The customer interview pyramid

Sherif Mansour
4 min readFeb 5, 2018

We are all in the business of building software to solve problems. As teams grow, our biggest challenge isn’t going to be technical (we break barriers here without even breaking a sweat, it seems). Our biggest challenge will be building a shared understanding of our customers.

Once you have that, everything falls into place. Roadmap alignment and prioritization is understood. Every feature you build hits the sweet spot. You fix potential customer support issues before customers even know they exist. Your interaction with evaluators has a prescient understanding of their needs and deep empathy with their problems. Your website is informative and clear.

In short, you design and build simpler and better products.

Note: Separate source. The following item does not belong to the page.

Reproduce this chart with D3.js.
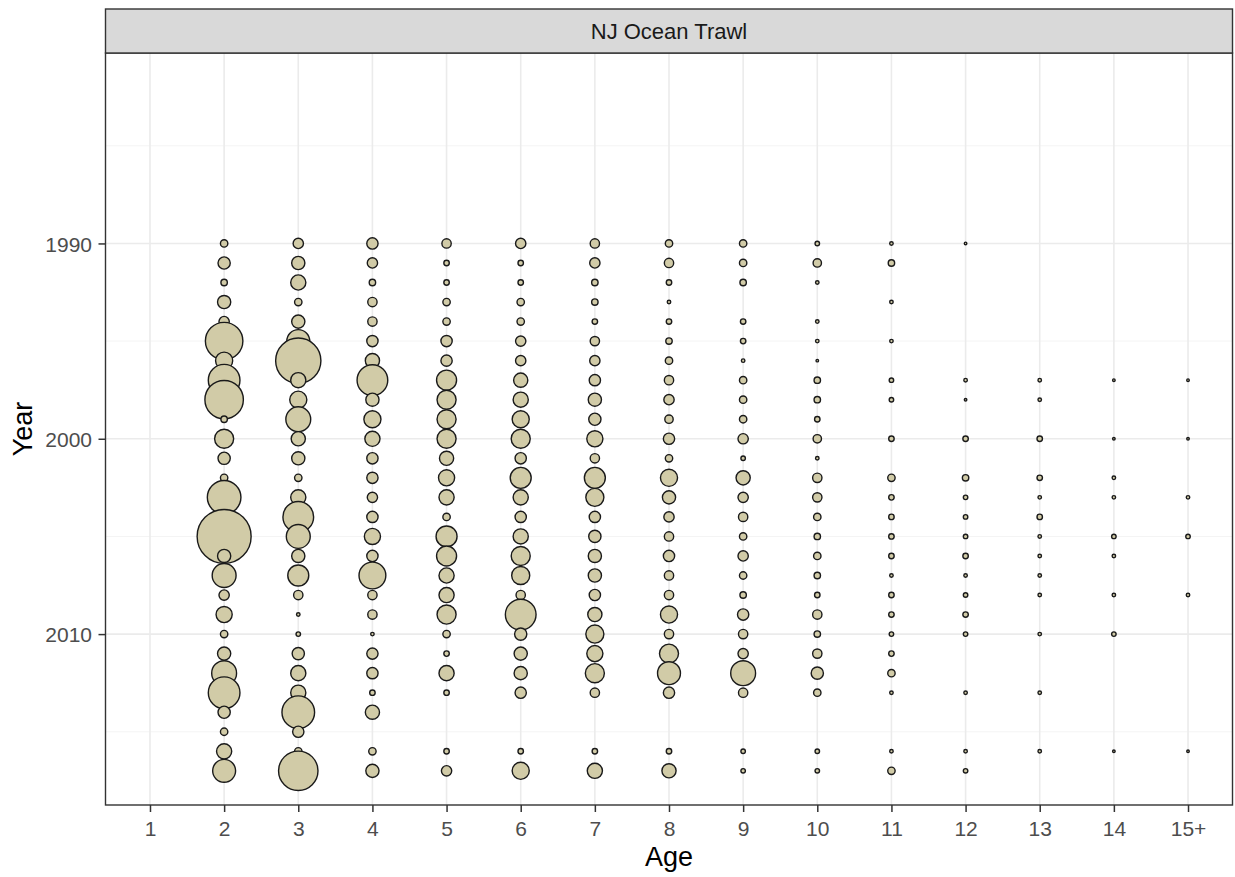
<!DOCTYPE html>
<html><head><meta charset="utf-8">
<script src="https://cdn.jsdelivr.net/npm/d3@7"></script>
<style>body{margin:0;background:#fff}text{font-family:"Liberation Sans",Arial,sans-serif}</style>
</head><body><svg id="c" width="1235" height="877"></svg>
<script>
// ---- data (years 1990..2017; null = no observation) ----
const ages = ["1","2","3","4","5","6","7","8","9","10","11","12","13","14","15+"];
const years = [1990,1991,1992,1993,1994,1995,1996,1997,1998,1999,2000,2001,2002,2003,2004,2005,2006,2007,2008,2009,2010,2011,2012,2013,2014,2015,2016,2017];
const yTicks = [1990, 2000, 2010];
const yMinor = [1985, 1995, 2005, 2015];
const panelTitle = "NJ Ocean Trawl";

const age1  = [null,null,null,null,null,null,null,null,null,null,null,null,null,null,null,null,null,null,null,null,null,null,null,null,null,null,null,null];
const age2  = [7,12,6,13,10,38,17,32,39,6, 19,12,7,34,10,55,13,24,10,16, 7,13,25,32,12,7,15,23];
const age3  = [10,13,15,7,13,23,46,15,17,25, 14,13,7,15,31,24,13,21,9,3, 4,12,15,15,33,11,7,40];
const age4  = [11,10,6,9,9,11,14,31,13,17, 15,11,11,10,11,16,11,27,9,9, 3,11,11,5,14,null,7,13];
const age5  = [9,5,5,7,7,11,11,20,19,19, 19,14,16,15,7,21,20,15,15,19, 7,5,15,5,null,null,5,10];
const age6  = [10,5,5,7,7,10,10,14,15,17, 19,11,21,15,11,15,19,18,9,31, 12,13,13,11,null,null,5,17];
const age7  = [9,10,6,6,5,9,10,11,13,12, 16,9,21,18,11,12,13,13,11,14, 18,16,19,9,null,null,5,15];
const age8  = [7,9,5,3,5,6,7,9,10,8, 11,7,17,13,10,9,11,9,9,17, 9,19,23,11,null,null,5,14];
const age9  = [7,7,6,null,5,5,3,7,7,7, 10,4,14,10,9,7,10,7,6,11, 9,10,25,9,null,null,4,4];
const age10 = [4,8,3,null,3,3,2,6,6,5, 8,3,9,9,7,6,7,6,5,9, 6,9,12,7,null,null,4,4];
const age11 = [3,6,null,3,null,3,null,4,4,null, 5,null,7,5,5,5,5,3,5,5, 4,5,7,3,null,null,3,7];
const age12 = [2,null,null,null,null,null,null,3,2,null, 5,null,6,4,4,4,5,3,4,5, 4,null,null,3,null,null,3,4];
const age13 = [null,null,null,null,null,null,null,3,3,null, 5,null,5,3,5,3,3,3,3,null, 3,null,null,3,null,null,3,null];
const age14 = [null,null,null,null,null,null,null,2,null,null, 2,null,3,3,null,4,3,null,3,null, 4,null,null,null,null,null,2,null];
const age15 = [null,null,null,null,null,null,null,2,null,null, 2,null,null,3,null,4,null,null,3,null, null,null,null,null,null,null,2,null];
const series = [age1,age2,age3,age4,age5,age6,age7,age8,age9,age10,age11,age12,age13,age14,age15];

// ---- layout ----
const L = 105.5, R = 1232.5, T = 53, B = 805, stripTop = 9;
const FONT = '"Liberation Sans",Arial,sans-serif';
const svg = d3.select("#c");

const x = d3.scalePoint().domain(ages).range([L, R]).padding(0.6);
const y = d3.scaleLinear().domain([1980.25, 2018.75]).range([T, B]);
const r = d3.scaleLinear().domain([0, 55]).range([0.3, 27]);

svg.append("rect").attr("x", L).attr("y", T).attr("width", R - L).attr("height", B - T).attr("fill", "#fff");

// grid
const grid = svg.append("g");
grid.selectAll(".ymin").data(yMinor).join("line")
  .attr("x1", L).attr("x2", R).attr("y1", d => y(d)).attr("y2", d => y(d))
  .attr("stroke", "#f3f3f3").attr("stroke-width", 0.9);
grid.selectAll(".ymaj").data(yTicks).join("line")
  .attr("x1", L).attr("x2", R).attr("y1", d => y(d)).attr("y2", d => y(d))
  .attr("stroke", "#ebebeb").attr("stroke-width", 1.6);
grid.selectAll(".xmaj").data(ages).join("line")
  .attr("x1", d => x(d)).attr("x2", d => x(d)).attr("y1", T).attr("y2", B)
  .attr("stroke", "#ebebeb").attr("stroke-width", 1.6);

// bubbles
const pts = [];
series.forEach((s, i) => s.forEach((v, j) => { if (v != null) pts.push({age: ages[i], year: years[j], v}); }));
svg.append("g").selectAll("circle").data(pts).join("circle")
  .attr("cx", d => x(d.age)).attr("cy", d => y(d.year)).attr("r", d => r(d.v))
  .attr("fill", "#d1cba7").attr("stroke", "#1a1a1a").attr("stroke-width", 1.4);

// panel border
svg.append("rect").attr("x", L).attr("y", T).attr("width", R - L).attr("height", B - T)
  .attr("fill", "none").attr("stroke", "#333").attr("stroke-width", 1.4);

// strip
svg.append("rect").attr("x", L).attr("y", stripTop).attr("width", R - L).attr("height", T - stripTop)
  .attr("fill", "#d9d9d9").attr("stroke", "#333").attr("stroke-width", 1.4);
svg.append("text").attr("x", (L + R) / 2).attr("y", 39).attr("text-anchor", "middle")
  .attr("font-size", 22).attr("fill", "#1a1a1a").text(panelTitle);

// axes
const xa = svg.append("g").attr("transform", `translate(0,${B})`)
  .call(d3.axisBottom(x).tickSize(7).tickSizeOuter(0));
xa.select(".domain").remove();
xa.selectAll("line").attr("stroke", "#333").attr("stroke-width", 1.5);
xa.selectAll("text").attr("y", 31).attr("dy", 0).attr("font-size", 21).attr("fill", "#4d4d4d")
  .style("font-family", FONT);

const ya = svg.append("g").attr("transform", `translate(${L},0)`)
  .call(d3.axisLeft(y).tickValues(yTicks).tickFormat(d3.format("d")).tickSize(7).tickSizeOuter(0));
ya.select(".domain").remove();
ya.selectAll("line").attr("stroke", "#333").attr("stroke-width", 1.5);
ya.selectAll("text").attr("x", -13.5).attr("dy", "0.36em").attr("font-size", 21).attr("fill", "#4d4d4d")
  .style("font-family", FONT);

// titles
svg.append("text").attr("x", (L + R) / 2).attr("y", 866).attr("text-anchor", "middle")
  .attr("font-size", 27).attr("fill", "#000").text("Age");
svg.append("text").attr("transform", `translate(32,${(T + B) / 2}) rotate(-90)`).attr("text-anchor", "middle")
  .attr("font-size", 27).attr("fill", "#000").text("Year");
</script></body></html>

But it’s very easy these days to get caught up in the quantitative side of customer feedback with all the analytics tools that we have. In our data driven world, we often get carried away with the ‘what’ but we never spend enough time answering the ‘why’. As a result, we often forget the importance of balancing our number crunching with qualitative research to help answer the why.

Customer interviews can be an enlightening part of the product design process. I’ve had several of those “light bulb” moments during interviews. And it’s especially encouraging when you’re conducing the interviews with other members of your team (engineering, marketing, design, etc.), and they reach those same conclusions for themselves.

There are tremendous resources available on how to conduct interviews – the logistics, methods and techniques – so I won’t reiterate that here. In contrast, I’ve found very few resources on communicating those interviews to your wider team and turning interviews into action. How can we take the customer interview stories and tell them in a way which helps connect problems with opportunities, and ultimately take action?

The customer interview pyramid: a framework for communicating interviews

Over the last few years we’ve formed a simple framework to help us do this at Atlassian. I call this the ‘the customer interview pyramid’. It looks like this:

The customer interview pyramid

The idea is simple. Let me walk you through this pyramid and describe the intention of each phase. To do this let’s use an example.

Imagine it’s 2002. A world before Twitter and Facebook. (*gasp!*) The “like” button didn’t exist. The word “tweet” was only used to describe to your children the sound a bird makes. You’re working on the next big thing… A social network.

Layer 0: Communicate observations

What is it? At the bottom of the pyramid we’ve got the absolute minimum. We should all come back from an interview and be able to write a list of observations — just regurgitate what you’ve seen.

In our example: You’re interviewing a customer for this awesome social network idea and you observe the following:

  • Lots of people are sharing photos
  • There are plenty of comments on the photos
  • Comments contain a mix of discussions with plenty of “looks great!” and “+1”, “THIS!”, statements.. and lots of smily faces.

Layer 1: Interpret problems

What is it? The next step up from communicating observations is interpreting users’ behaviors and grouping them together with over-arching problem statement.

In our example: All these observations lead you a hypothesis. You conclude that your users want to quickly express their feelings about a shared photo, and that there are a lot of common expressions which people have to type manually.

Layer 2: Connect opportunities

What is it? At the peak of the pyramid is where we get the most value — connecting the problem with potential opportunities. This helps influence our discovery roadmap and decisions for what problems we might tackle.

In our example: To help reduce friction for expressing a response to a photo your team brainstorms ideas like favoriting photos, adding a button that says “+1” (crazy idea, I know), or heck, brace yourselves… even something more radical like a “I like this” button (mindblown!).

Observations → Problems → Opportunities

Resist the temptation to write observations

It’s very tempting to finish a customer interview, “copy and paste” your bulleted list of notes that you’ve taken on your laptop and just share that with your team. Done & dusted, right? Wrong. No one wants to read through a list like that, and it doesn’t really contribute towards a shared understanding of customer problems and opportunities. So how do we avoid this? A few quick tips:

  • Never share your interview notes with your team straight away.
  • Schedule time for yourself to analyze your notes, think about observations you have made, and group them into patterns.
  • Spend some time making sure your problem statement isn’t a feature request but rather descriptive of the customers intention. Reflect on the patterns you identified… what is the user trying to do? There’s the problem you need to solve.
  • Connect the problem with opportunities – what could you do to solve this problem?
  • Finally, it’s worth spending some time establishing a process with your team to agree on how it’s best to communicate what you’ve learned.